Equipoise

chalkboard bubble

Sitting here waiting for the gloryholes to heat up as the fog lifts on a winter morning, I slumped over my coffee to get warm and then sharply sat up straight, remembering this is the time I’d usually be on my mat in a yoga studio.

I’ve traded the hot shop for my weekend class with Domonick, a neuroscientist who specializes in mindfulness based stress reduction (MBSR) and choreographs balletic vinyasas that are also symbolic exercises in navigating the things that distress us–personal shortcomings, social injustice–noting how our perceptions and fears get lodged in our bodies, finding ways to release them. The studio is placid, dimly lit, and there’s always music . . . an ambient softness.
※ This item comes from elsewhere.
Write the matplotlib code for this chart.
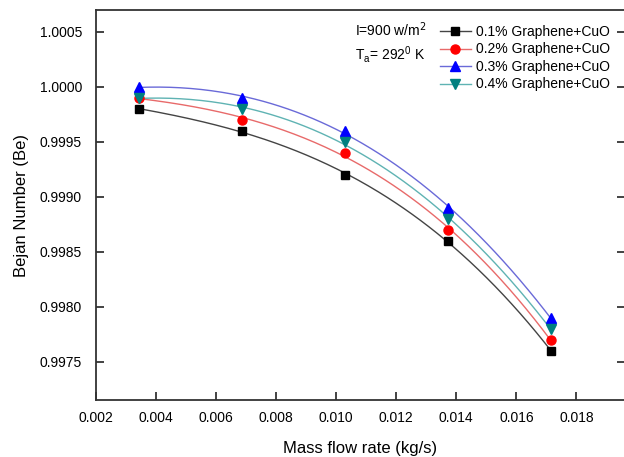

Here the gloryholes are roaring, sparking my tinnitus (each ear has its own channel of aaaaaaaack), and the space is so bright: fluorescent bulbs, streaming daylight, flames blowing into chambers, cold cement beneath my little metal stool. I’m wearing jeans. I never wear jeans. Now I wear jeans.
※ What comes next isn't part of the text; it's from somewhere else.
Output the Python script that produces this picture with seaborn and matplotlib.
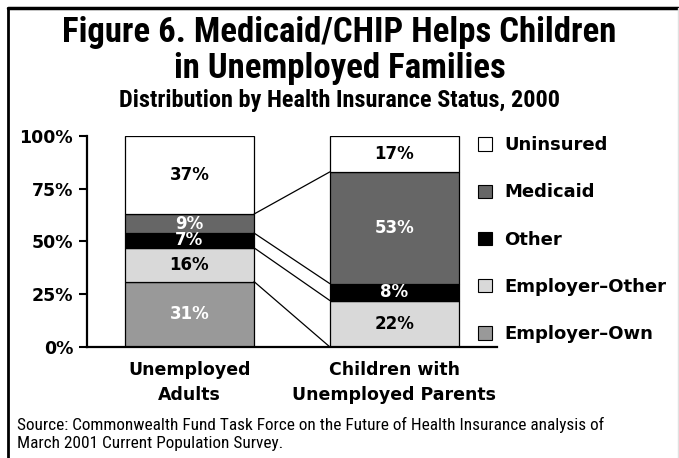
import numpy as np
import matplotlib
matplotlib.use("Agg")
import matplotlib.pyplot as plt
from matplotlib import font_manager
from matplotlib.patches import Patch
from matplotlib.lines import Line2D
import seaborn as sns

# data (bottom to top of each bar)
groups = ["Unemployed\nAdults", "Children with\nUnemployed Parents"]
statuses = ["Employer\u2013Own", "Employer\u2013Other", "Other", "Medicaid", "Uninsured"]
adults = [31, 16, 7, 9, 37]
children = [0, 22, 8, 53, 17]
colors = ["#999999", "#d9d9d9", "#000000", "#666666", "#ffffff"]
text_colors = ["white", "black", "white", "white", "black"]
yticks = [0, 25, 50, 75, 100]
ytick_labels = ["0%", "25%", "50%", "75%", "100%"]


def narrow_font():
    # pick a narrow family if one is installed
    names = {f.name for f in font_manager.fontManager.ttflist}
    for name in ["Liberation Sans Narrow", "DejaVu Sans Condensed", "Roboto Condensed",
                 "Open Sans Condensed"]:
        if name in names:
            return name, "normal", 1.0
    stretches = {f.stretch for f in font_manager.fontManager.ttflist if f.name == "DejaVu Sans"}
    if any(s != 400 and s != "normal" for s in stretches):
        return "DejaVu Sans", "condensed", 1.0
    return "DejaVu Sans", "normal", 0.84


def main():
    sns.set_style("white")
    plt.rcParams["font.family"] = ["DejaVu Sans"]
    for key in ["text.color", "xtick.color", "ytick.color", "axes.labelcolor"]:
        plt.rcParams[key] = "black"
    nfam, nstretch, nscale = narrow_font()

    fig = plt.figure(figsize=(6.79, 4.58), dpi=100)
    ax = fig.add_axes([0.128, 0.2424, 0.604, 0.4607])

    bar_w = 0.63
    values = np.array([adults, children])
    bottoms = np.zeros(2)
    for i, status in enumerate(statuses):
        sns.barplot(x=groups, y=values[:, i], bottom=bottoms, color=colors[i],
                    width=bar_w, edgecolor="black", linewidth=0.9,
                    saturation=1, ax=ax)
        for j in range(2):
            v = values[j, i]
            if v > 0:
                ax.text(j, bottoms[j] + v / 2, f"{v}%", ha="center", va="center",
                        color=text_colors[i], fontsize=12, fontweight="bold")
        bottoms = bottoms + values[:, i]

    # connecting lines between segment boundaries
    cum_a = np.cumsum(adults)[:-1]
    cum_c = np.cumsum(children)[:-1]
    for ya, yc in zip(cum_a, cum_c):
        ax.plot([bar_w / 2, 1 - bar_w / 2], [ya, yc], color="black", lw=0.9)

    ax.set_xlim(-0.5, 1.5)
    ax.set_ylim(0, 100)
    ax.set_yticks(yticks)
    ax.set_yticklabels(ytick_labels, fontsize=12.5, fontweight="bold")
    ax.set_xticks([0, 1])
    ax.set_xticklabels(groups, fontsize=12.5, fontweight="bold", linespacing=1.5)
    ax.set_xticks([0.5, 1.5], minor=True)
    ax.tick_params(axis="x", which="major", length=0, pad=10)
    ax.tick_params(axis="x", which="minor", length=6, width=1.5, direction="out")
    ax.tick_params(axis="y", length=6, width=1.5, direction="out", pad=4, left=True)
    for side in ["top", "right"]:
        ax.spines[side].set_visible(False)
    for side in ["left", "bottom"]:
        ax.spines[side].set_linewidth(1.6)
        ax.spines[side].set_color("black")
    ax.set_xlabel("")
    ax.set_ylabel("")

    # legend
    handles = [Patch(facecolor=colors[i], edgecolor="black", linewidth=0.8, label=statuses[i])
               for i in range(len(statuses) - 1, -1, -1)]
    fig.legend(handles=handles, loc="upper left", bbox_to_anchor=(0.680, 0.738),
               frameon=False, prop={"weight": "bold", "size": 13},
               handlelength=0.75, handleheight=0.75, handletextpad=0.7,
               labelspacing=1.62)

    # titles
    tkw = dict(ha="center", va="center", fontweight="bold", family=nfam, fontstretch=nstretch)
    fig.text(0.5, 0.928, "Figure 6. Medicaid/CHIP Helps Children", fontsize=25 * nscale, **tkw)
    fig.text(0.5, 0.850, "in Unemployed Families", fontsize=25 * nscale, **tkw)
    fig.text(0.5, 0.781, "Distribution by Health Insurance Status, 2000",
             fontsize=17.5 * nscale, **tkw)

    # source
    fig.text(0.025, 0.052, "Source: Commonwealth Fund Task Force on the Future of Health Insurance analysis of\n"
             "March 2001 Current Population Survey.", ha="left", va="center",
             fontsize=12.4 * nscale, family=nfam, fontstretch=nstretch, linespacing=1.25)

    # frame
    fig.add_artist(Line2D([0.0125, 0.0125], [0.0, 0.982], transform=fig.transFigure,
                          color="black", lw=2))
    fig.add_artist(Line2D([0.0125, 0.999], [0.982, 0.982], transform=fig.transFigure,
                          color="black", lw=2.5))
    fig.add_artist(Line2D([0.998, 0.998], [0.0, 0.982], transform=fig.transFigure,
                          color="#e0e0e0", lw=1))

    fig.savefig("out.png", dpi=100)


if __name__ == "__main__":
    main()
And of course this is yoga too. Sitting in discomfort. Finding equipoise.

It’s Saturday morning and I’m not checking email or doing taxes or ruing the news or attempting to fix myself. It’s just me and the fire and the glass.

When you remove the gather of glass and carry it to the marvering table you have to keep turning your pipe, your eyes on the glass, to keep it from glugging off-center. Then you place it against the marver and gently roll it, elongating the glob before blowing. Somewhere in there I’ve already become nervous. I used to lose it coming out of the furnace, the place the hot glass lives, overcome by giddiness. I couldn’t pay attention to just one thing. Now I tend to lose it at the marver, anxious about the blowing to come (because I still haven’t figured that out either, and it hurts my lip), and my angles aren’t right as I approach the marver. I usually crunch the glob around and it gets too cold and iffy; then I blow into it anyway and sometimes a bubble forms and usually I have to start over.

But I’m not rehearsing that now. Instead I’m visualizing the glob centered on the pipe, and I’m bringing a healthy bubble into the world, and the room is roaring like the ocean, and I open the window to let in the breeze.